--- Source material ---

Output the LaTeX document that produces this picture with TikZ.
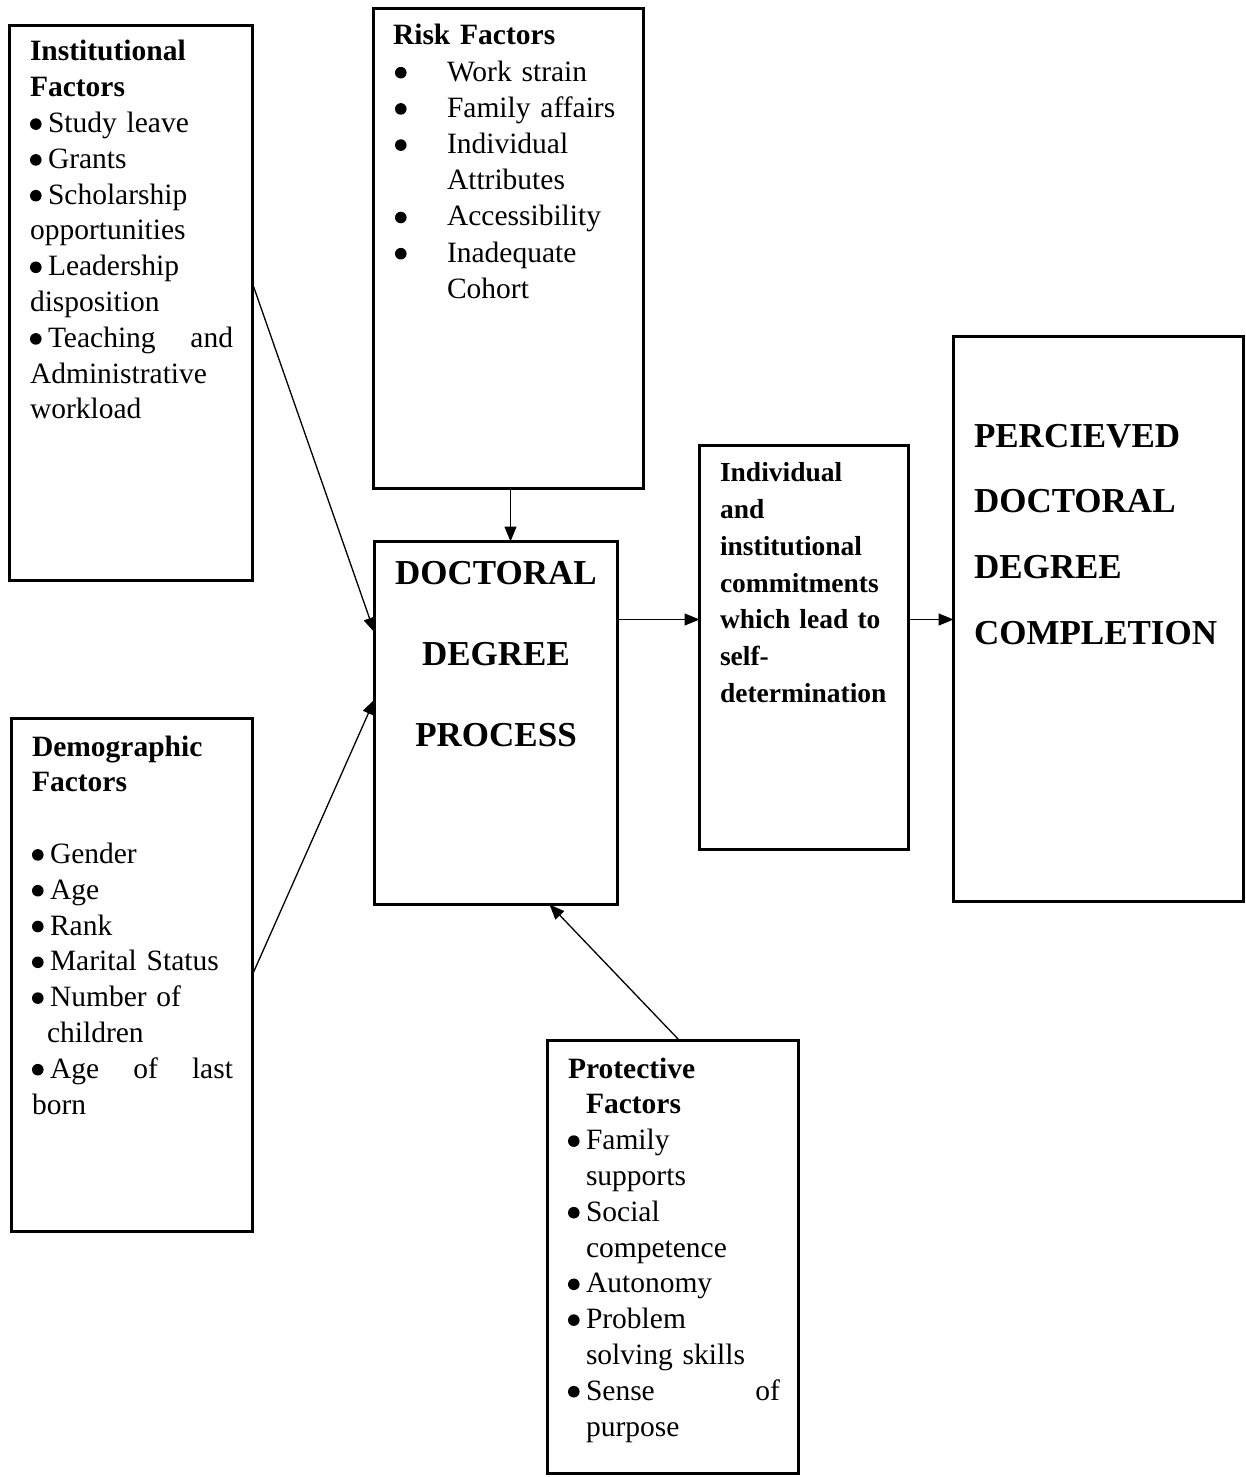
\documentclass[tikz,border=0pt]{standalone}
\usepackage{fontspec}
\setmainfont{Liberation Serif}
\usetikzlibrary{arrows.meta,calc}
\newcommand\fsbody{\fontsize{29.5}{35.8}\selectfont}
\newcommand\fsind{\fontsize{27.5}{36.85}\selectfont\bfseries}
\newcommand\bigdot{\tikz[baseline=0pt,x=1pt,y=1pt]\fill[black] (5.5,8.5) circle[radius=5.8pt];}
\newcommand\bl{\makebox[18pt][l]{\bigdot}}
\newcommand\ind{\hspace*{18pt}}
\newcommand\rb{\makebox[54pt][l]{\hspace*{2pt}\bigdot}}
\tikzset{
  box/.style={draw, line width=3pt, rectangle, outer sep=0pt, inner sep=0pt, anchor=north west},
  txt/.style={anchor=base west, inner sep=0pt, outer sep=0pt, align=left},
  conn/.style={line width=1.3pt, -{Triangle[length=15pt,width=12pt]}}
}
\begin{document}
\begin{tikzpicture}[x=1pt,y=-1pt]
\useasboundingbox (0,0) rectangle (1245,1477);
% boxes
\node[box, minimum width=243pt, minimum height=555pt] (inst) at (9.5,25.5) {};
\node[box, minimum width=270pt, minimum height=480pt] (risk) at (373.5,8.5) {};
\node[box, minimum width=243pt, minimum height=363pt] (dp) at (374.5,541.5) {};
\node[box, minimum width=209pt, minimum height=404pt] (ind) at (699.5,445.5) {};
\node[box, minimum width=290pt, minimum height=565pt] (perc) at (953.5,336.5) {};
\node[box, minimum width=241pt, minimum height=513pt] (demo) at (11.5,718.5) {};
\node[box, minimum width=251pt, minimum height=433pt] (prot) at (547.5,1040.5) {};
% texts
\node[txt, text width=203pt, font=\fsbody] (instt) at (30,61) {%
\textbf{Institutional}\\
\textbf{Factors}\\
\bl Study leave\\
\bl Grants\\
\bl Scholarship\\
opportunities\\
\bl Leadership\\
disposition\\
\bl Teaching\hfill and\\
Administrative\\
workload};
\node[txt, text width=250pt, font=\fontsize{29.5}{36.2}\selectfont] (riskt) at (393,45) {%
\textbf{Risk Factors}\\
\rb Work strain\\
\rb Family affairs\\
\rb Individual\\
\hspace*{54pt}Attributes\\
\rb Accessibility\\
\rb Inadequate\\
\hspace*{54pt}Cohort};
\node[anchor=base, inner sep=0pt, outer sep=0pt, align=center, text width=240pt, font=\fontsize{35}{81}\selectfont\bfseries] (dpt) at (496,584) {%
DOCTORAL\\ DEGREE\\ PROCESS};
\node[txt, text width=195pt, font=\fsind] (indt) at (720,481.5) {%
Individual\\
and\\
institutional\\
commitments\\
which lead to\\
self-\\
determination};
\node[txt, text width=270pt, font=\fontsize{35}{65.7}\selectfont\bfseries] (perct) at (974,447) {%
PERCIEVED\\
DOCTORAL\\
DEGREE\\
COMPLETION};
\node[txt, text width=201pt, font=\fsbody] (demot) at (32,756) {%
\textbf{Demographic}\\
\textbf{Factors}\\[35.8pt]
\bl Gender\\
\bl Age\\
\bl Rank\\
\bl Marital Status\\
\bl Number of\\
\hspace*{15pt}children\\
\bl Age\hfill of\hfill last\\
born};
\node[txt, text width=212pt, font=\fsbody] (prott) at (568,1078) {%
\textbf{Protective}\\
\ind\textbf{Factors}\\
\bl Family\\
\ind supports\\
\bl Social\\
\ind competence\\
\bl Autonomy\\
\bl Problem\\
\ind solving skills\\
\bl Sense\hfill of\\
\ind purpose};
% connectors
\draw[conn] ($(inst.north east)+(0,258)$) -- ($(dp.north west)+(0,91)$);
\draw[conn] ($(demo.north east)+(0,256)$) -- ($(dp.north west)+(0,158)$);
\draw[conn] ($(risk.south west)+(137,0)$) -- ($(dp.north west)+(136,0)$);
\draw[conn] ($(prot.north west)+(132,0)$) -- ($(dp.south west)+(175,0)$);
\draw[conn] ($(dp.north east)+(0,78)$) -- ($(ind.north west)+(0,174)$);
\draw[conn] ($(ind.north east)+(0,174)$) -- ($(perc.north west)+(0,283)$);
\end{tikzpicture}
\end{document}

---
--- Source material ---

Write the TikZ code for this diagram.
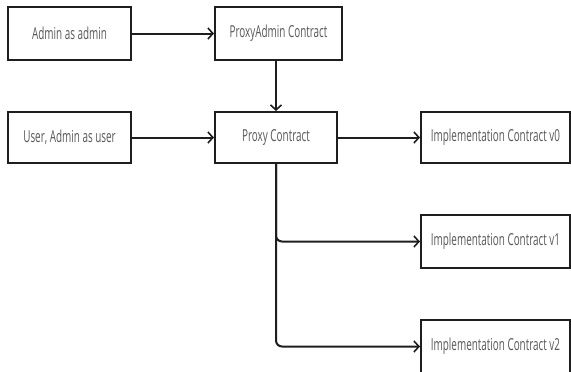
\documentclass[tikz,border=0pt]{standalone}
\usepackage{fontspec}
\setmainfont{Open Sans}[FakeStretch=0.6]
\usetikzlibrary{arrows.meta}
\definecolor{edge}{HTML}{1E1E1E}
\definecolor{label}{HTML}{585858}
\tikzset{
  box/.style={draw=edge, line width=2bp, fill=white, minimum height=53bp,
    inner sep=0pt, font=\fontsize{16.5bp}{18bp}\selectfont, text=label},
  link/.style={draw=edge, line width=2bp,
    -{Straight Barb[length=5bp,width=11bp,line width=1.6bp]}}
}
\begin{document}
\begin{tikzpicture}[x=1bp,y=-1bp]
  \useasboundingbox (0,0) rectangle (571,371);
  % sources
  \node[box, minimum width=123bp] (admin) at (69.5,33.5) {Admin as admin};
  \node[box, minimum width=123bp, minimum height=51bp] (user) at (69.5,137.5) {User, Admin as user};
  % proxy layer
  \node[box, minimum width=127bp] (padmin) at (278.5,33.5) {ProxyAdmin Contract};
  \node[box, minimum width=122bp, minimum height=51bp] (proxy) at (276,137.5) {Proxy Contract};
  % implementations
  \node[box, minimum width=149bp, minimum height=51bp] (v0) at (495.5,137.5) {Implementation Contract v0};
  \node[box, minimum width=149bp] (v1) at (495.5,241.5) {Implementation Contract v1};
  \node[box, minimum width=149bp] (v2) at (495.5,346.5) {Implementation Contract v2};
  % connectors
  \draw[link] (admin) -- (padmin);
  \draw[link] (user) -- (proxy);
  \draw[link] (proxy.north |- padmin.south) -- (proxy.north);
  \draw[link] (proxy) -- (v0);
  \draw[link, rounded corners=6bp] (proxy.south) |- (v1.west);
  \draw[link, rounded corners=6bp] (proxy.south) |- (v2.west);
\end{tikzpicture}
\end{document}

---
--- Source material ---

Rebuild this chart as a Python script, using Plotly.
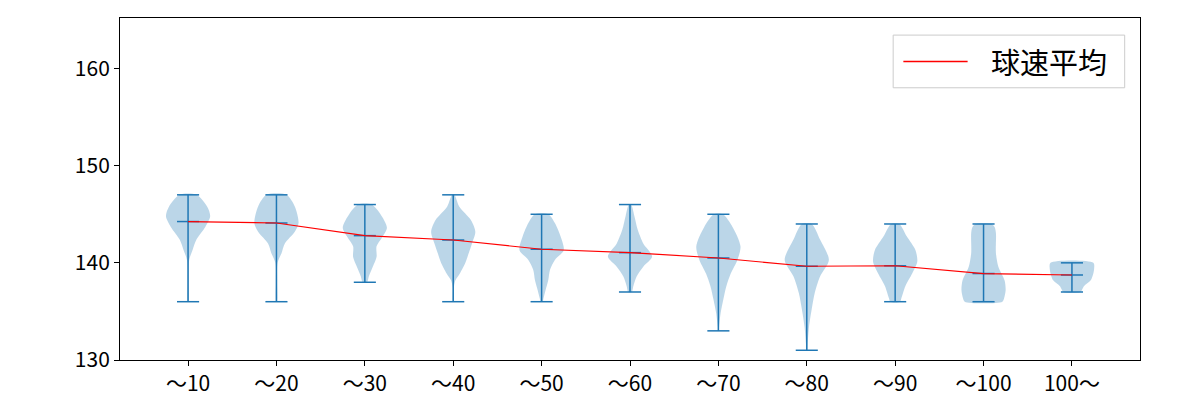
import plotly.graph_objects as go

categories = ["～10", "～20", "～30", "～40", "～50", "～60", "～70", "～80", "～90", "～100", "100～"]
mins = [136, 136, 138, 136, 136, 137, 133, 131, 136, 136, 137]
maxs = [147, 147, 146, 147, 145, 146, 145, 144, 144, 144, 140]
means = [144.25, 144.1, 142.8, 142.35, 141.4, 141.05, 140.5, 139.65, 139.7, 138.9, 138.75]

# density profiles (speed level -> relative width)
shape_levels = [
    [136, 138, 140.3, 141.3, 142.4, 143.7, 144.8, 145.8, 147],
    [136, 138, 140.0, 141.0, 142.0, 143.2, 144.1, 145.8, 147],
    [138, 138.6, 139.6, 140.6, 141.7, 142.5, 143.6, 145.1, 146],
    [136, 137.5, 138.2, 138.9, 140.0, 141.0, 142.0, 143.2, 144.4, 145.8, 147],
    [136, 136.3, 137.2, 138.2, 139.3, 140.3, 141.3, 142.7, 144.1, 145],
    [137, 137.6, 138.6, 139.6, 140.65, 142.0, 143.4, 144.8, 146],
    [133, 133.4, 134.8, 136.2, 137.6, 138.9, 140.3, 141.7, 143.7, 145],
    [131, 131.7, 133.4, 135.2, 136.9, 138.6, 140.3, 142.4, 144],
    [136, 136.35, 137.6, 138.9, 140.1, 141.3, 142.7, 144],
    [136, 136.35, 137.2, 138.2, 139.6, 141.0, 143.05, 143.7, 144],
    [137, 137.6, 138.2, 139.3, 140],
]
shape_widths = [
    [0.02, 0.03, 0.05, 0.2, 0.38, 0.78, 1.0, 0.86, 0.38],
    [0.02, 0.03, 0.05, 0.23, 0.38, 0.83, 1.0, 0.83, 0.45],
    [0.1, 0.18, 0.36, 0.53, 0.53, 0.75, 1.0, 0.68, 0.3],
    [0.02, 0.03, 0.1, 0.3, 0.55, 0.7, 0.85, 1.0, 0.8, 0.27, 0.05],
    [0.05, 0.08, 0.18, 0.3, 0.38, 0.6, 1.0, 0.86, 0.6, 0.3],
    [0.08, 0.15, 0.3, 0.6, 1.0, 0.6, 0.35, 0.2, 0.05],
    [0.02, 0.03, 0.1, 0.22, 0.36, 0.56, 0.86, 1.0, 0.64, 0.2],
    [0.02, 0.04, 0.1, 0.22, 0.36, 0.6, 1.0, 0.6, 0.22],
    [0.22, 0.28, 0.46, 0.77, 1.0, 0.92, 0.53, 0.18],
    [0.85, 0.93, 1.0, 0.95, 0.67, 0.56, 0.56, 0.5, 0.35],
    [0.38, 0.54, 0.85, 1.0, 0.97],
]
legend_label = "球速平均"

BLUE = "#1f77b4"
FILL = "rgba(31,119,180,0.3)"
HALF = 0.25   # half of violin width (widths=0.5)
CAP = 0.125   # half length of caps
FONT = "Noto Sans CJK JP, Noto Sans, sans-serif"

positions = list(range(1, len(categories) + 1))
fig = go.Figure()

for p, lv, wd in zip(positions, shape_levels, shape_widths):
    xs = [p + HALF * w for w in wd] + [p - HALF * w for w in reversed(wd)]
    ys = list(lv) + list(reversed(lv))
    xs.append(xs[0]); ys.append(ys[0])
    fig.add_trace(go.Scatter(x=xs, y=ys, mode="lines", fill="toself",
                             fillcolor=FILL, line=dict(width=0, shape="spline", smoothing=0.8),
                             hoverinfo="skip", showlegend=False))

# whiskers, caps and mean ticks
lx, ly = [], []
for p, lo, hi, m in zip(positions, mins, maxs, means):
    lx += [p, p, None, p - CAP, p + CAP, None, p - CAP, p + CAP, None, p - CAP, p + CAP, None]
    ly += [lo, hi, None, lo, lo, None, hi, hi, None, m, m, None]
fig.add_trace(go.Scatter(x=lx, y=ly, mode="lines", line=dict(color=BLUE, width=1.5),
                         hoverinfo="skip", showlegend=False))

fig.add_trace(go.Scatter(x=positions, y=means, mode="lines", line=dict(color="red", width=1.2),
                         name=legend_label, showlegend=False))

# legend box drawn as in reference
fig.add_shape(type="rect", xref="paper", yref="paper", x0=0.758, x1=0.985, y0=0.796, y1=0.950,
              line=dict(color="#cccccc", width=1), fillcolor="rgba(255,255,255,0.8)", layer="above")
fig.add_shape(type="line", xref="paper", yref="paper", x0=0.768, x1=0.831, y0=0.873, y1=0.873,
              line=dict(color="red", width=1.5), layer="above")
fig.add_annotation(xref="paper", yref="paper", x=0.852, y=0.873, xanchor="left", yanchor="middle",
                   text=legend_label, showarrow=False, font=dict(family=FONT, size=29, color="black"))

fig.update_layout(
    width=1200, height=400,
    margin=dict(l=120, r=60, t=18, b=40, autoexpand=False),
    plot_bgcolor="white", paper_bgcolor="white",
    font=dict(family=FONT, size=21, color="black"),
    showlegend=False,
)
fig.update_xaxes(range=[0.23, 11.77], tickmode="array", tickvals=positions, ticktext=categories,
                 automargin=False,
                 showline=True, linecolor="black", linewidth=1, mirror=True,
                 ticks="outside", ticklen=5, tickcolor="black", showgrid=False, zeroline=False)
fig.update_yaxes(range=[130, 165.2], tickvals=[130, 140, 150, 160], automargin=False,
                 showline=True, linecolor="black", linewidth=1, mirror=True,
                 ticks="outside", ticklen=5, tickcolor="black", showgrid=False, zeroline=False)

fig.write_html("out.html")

---

Transcribe exactly the lines between the one containing "Rebuild this chart" and the one containing "139.7, 138.9, 138.75]", counting both ends. Pictures are not copied.

Rebuild this chart as a Python script, using Plotly.
import plotly.graph_objects as go

categories = ["～10", "～20", "～30", "～40", "～50", "～60", "～70", "～80", "～90", "～100", "100～"]
mins = [136, 136, 138, 136, 136, 137, 133, 131, 136, 136, 137]
maxs = [147, 147, 146, 147, 145, 146, 145, 144, 144, 144, 140]
means = [144.25, 144.1, 142.8, 142.35, 141.4, 141.05, 140.5, 139.65, 139.7, 138.9, 138.75]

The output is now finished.